## Aim
Copy every line of the data that contains the string "matches".

## Dataset
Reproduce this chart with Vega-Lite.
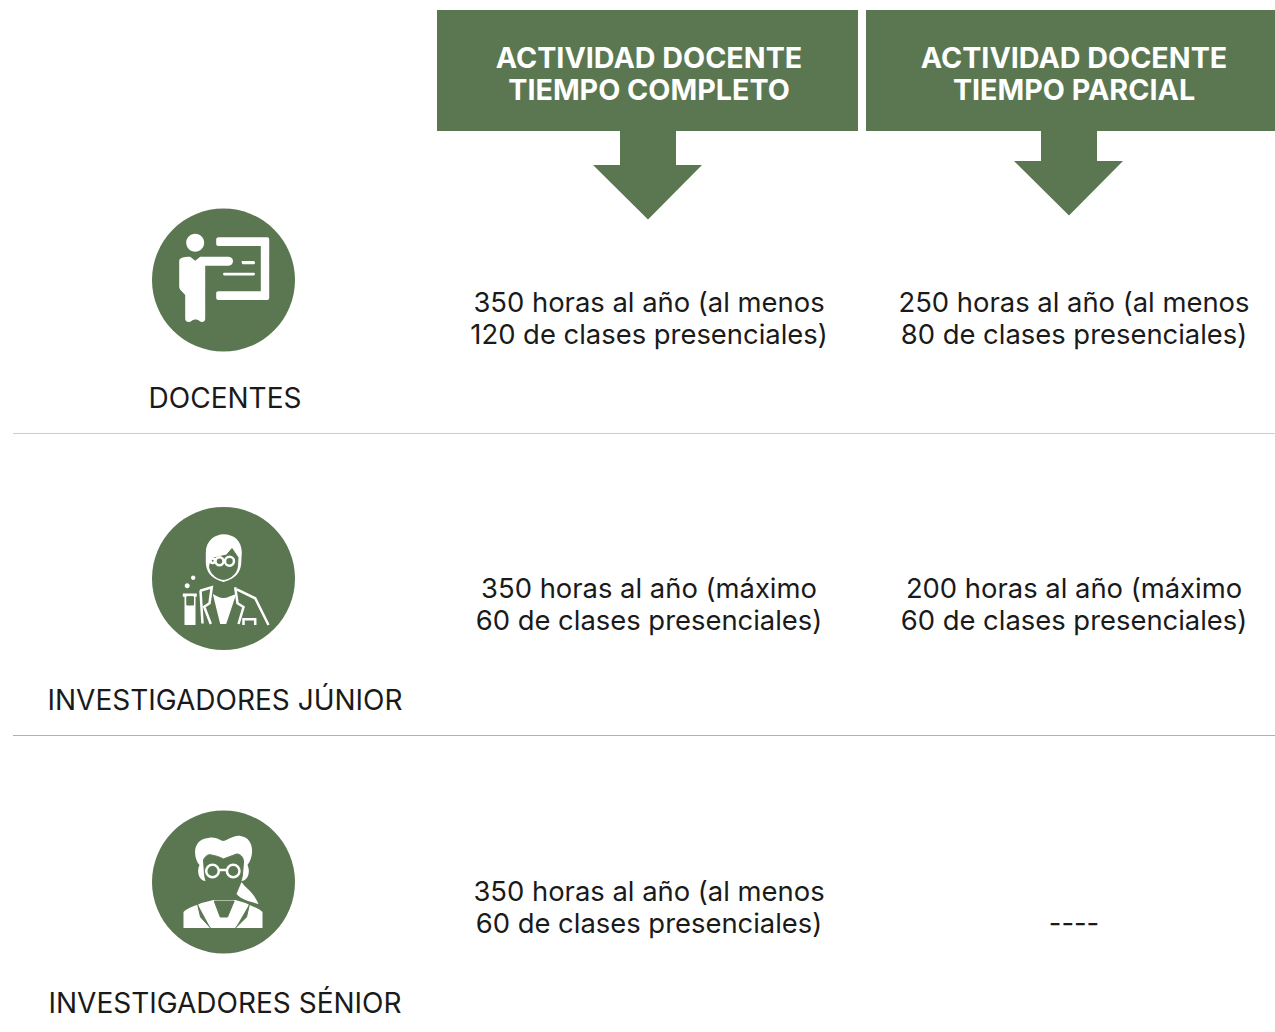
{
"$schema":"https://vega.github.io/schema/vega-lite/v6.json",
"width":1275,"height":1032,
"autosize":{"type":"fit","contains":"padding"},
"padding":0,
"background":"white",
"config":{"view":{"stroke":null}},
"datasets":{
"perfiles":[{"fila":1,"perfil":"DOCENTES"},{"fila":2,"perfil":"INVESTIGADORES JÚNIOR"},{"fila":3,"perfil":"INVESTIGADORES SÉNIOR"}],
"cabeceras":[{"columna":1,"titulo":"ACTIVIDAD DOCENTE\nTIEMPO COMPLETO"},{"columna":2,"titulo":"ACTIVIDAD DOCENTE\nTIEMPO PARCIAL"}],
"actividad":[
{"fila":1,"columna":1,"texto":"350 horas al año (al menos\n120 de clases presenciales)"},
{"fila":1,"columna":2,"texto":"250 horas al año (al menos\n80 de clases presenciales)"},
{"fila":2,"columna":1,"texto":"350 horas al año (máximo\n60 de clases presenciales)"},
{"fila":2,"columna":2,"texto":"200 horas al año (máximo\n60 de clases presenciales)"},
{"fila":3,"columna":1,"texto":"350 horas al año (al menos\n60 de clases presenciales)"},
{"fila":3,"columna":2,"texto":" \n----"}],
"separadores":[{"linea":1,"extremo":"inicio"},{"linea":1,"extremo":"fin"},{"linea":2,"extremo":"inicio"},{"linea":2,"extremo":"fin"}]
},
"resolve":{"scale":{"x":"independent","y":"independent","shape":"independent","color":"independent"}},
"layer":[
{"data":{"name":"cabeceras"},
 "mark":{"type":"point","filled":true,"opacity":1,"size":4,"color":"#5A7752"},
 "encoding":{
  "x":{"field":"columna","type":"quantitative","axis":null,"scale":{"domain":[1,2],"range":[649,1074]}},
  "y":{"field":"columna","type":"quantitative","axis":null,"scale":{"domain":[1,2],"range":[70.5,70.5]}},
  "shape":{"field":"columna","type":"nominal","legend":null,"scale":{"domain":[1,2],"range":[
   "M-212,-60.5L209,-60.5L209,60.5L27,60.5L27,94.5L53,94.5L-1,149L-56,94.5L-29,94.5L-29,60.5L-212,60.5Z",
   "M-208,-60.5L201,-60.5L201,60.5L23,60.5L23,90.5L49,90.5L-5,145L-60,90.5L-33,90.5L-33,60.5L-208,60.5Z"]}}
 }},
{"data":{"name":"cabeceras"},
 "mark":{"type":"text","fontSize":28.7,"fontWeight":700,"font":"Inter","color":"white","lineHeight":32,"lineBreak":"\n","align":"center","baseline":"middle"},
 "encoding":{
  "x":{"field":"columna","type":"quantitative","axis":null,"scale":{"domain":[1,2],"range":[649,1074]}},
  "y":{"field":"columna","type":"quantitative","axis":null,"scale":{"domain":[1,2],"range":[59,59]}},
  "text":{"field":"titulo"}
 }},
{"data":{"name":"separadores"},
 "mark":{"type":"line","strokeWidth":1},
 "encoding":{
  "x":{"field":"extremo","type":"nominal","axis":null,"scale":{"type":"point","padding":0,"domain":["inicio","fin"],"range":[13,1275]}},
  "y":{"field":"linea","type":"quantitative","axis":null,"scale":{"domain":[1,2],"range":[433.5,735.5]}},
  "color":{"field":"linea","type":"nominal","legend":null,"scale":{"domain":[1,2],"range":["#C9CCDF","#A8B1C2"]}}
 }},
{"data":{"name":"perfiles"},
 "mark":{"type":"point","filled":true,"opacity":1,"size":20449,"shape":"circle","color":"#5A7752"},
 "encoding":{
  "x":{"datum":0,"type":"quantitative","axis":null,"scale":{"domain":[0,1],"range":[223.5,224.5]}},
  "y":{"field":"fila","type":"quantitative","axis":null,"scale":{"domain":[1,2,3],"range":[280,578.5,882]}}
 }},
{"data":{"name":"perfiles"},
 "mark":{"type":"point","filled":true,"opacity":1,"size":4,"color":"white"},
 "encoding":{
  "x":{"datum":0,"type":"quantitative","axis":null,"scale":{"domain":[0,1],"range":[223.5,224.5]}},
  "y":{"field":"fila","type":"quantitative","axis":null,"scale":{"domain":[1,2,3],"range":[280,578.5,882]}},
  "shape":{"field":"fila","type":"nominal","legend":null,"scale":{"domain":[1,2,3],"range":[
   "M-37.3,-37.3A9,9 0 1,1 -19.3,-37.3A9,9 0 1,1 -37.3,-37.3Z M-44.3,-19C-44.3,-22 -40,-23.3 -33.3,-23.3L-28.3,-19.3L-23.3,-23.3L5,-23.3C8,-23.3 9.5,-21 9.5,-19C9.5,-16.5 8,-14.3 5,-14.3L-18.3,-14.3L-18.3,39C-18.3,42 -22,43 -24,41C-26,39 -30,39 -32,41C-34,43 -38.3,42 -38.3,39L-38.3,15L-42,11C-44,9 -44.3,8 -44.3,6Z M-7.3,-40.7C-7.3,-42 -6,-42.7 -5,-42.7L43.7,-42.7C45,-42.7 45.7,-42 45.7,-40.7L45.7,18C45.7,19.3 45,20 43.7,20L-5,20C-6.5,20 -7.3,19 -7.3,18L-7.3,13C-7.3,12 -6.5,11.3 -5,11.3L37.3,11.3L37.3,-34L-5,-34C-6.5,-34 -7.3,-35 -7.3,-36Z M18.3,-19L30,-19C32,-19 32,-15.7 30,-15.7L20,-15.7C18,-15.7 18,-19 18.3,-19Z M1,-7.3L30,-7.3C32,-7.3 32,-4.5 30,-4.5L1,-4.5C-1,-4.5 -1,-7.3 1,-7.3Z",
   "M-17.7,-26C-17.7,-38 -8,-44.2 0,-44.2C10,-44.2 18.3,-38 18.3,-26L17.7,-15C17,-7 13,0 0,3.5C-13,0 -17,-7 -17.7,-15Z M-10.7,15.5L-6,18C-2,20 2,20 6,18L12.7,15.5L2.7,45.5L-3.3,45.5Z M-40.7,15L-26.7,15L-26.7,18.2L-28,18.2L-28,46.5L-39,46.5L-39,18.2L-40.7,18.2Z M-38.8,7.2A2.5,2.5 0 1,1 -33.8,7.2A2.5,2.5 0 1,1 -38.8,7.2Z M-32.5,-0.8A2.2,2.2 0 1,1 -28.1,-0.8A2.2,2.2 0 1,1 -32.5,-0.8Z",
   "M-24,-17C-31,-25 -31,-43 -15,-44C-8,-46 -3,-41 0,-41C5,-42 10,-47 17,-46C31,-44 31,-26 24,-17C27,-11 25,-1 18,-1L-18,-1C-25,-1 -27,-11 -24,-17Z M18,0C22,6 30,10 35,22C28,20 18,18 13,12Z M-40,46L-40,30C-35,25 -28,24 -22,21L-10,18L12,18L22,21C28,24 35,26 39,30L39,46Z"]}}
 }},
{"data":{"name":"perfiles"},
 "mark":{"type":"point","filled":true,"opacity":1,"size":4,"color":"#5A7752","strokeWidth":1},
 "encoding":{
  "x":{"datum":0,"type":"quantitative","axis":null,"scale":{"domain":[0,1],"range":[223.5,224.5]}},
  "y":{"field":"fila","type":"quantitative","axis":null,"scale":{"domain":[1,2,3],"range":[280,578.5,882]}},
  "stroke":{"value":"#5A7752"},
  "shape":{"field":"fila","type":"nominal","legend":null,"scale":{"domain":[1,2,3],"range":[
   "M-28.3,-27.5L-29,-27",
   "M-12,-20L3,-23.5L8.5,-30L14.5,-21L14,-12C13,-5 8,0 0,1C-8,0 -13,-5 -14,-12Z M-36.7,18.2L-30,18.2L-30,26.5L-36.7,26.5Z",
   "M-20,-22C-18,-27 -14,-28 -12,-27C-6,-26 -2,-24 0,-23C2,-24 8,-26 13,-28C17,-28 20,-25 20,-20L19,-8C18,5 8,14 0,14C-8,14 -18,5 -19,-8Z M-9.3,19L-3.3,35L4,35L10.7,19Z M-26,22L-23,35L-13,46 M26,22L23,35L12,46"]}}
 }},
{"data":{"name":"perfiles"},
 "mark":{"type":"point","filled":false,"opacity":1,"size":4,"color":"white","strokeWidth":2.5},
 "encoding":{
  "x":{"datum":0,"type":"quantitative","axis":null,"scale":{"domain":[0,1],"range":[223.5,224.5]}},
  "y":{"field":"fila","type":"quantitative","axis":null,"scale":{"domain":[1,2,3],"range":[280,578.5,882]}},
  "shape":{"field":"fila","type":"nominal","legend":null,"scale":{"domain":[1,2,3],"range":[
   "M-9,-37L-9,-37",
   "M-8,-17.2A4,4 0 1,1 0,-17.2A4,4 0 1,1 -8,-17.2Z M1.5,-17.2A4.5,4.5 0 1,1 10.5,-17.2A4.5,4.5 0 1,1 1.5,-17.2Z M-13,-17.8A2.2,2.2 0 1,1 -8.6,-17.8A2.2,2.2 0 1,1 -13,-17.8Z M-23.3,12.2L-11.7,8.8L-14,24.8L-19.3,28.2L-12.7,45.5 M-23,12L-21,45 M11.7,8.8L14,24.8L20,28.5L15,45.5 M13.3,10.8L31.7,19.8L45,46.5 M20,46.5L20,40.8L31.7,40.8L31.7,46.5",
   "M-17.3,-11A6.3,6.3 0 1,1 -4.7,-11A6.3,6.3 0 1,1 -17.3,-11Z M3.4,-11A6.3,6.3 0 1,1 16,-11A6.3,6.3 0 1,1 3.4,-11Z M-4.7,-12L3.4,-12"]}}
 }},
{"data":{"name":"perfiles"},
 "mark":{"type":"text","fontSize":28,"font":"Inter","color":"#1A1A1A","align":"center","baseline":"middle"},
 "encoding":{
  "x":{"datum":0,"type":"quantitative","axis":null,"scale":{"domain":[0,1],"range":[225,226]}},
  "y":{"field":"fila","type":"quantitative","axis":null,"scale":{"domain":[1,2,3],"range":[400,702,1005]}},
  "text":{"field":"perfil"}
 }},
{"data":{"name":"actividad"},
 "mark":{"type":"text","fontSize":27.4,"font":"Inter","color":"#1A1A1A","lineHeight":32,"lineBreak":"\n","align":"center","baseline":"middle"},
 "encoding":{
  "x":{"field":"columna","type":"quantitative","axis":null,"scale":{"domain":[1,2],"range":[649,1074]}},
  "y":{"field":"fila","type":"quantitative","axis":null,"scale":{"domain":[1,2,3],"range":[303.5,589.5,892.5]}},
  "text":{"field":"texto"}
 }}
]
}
==
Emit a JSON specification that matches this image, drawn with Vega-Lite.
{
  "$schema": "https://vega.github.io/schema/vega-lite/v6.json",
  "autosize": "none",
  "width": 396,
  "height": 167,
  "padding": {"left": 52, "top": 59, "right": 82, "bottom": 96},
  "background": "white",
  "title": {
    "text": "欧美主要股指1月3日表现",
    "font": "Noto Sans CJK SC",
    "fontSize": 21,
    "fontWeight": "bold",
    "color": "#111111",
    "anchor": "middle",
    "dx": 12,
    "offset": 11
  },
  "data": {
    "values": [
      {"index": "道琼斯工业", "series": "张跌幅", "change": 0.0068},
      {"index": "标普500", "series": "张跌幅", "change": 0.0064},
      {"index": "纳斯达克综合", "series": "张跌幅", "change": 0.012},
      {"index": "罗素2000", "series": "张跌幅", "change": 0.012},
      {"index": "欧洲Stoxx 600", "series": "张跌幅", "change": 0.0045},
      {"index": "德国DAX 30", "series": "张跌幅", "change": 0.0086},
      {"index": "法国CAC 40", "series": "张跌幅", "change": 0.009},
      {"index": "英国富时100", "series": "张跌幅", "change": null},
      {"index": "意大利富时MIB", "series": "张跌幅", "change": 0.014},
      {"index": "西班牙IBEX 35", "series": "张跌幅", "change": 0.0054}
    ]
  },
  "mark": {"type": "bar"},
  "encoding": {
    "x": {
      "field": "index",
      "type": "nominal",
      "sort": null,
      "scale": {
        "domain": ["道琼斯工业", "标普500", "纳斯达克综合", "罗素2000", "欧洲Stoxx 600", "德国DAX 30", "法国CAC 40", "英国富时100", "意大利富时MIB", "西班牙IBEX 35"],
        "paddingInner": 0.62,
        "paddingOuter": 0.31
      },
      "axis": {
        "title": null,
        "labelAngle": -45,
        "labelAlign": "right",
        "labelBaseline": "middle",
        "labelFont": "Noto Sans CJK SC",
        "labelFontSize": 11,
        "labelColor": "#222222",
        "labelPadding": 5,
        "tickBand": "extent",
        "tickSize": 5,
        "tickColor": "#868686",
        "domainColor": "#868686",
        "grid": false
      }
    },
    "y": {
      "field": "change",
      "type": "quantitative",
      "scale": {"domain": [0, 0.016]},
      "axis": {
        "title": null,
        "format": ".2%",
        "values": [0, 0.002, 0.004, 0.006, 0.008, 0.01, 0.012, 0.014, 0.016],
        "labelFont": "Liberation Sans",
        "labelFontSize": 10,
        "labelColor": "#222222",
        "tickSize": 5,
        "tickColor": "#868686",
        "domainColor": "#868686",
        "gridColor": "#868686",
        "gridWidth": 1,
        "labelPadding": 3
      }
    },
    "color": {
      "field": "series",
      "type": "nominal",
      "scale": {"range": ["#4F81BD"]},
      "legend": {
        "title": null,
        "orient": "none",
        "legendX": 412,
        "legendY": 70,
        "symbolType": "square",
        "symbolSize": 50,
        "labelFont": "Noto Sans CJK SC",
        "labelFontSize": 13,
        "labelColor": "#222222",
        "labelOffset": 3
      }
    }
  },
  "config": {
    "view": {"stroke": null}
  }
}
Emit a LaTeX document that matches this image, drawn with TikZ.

## Answer to the problem
Emit a JSON specification that matches this image, drawn with Vega-Lite.
Emit a LaTeX document that matches this image, drawn with TikZ.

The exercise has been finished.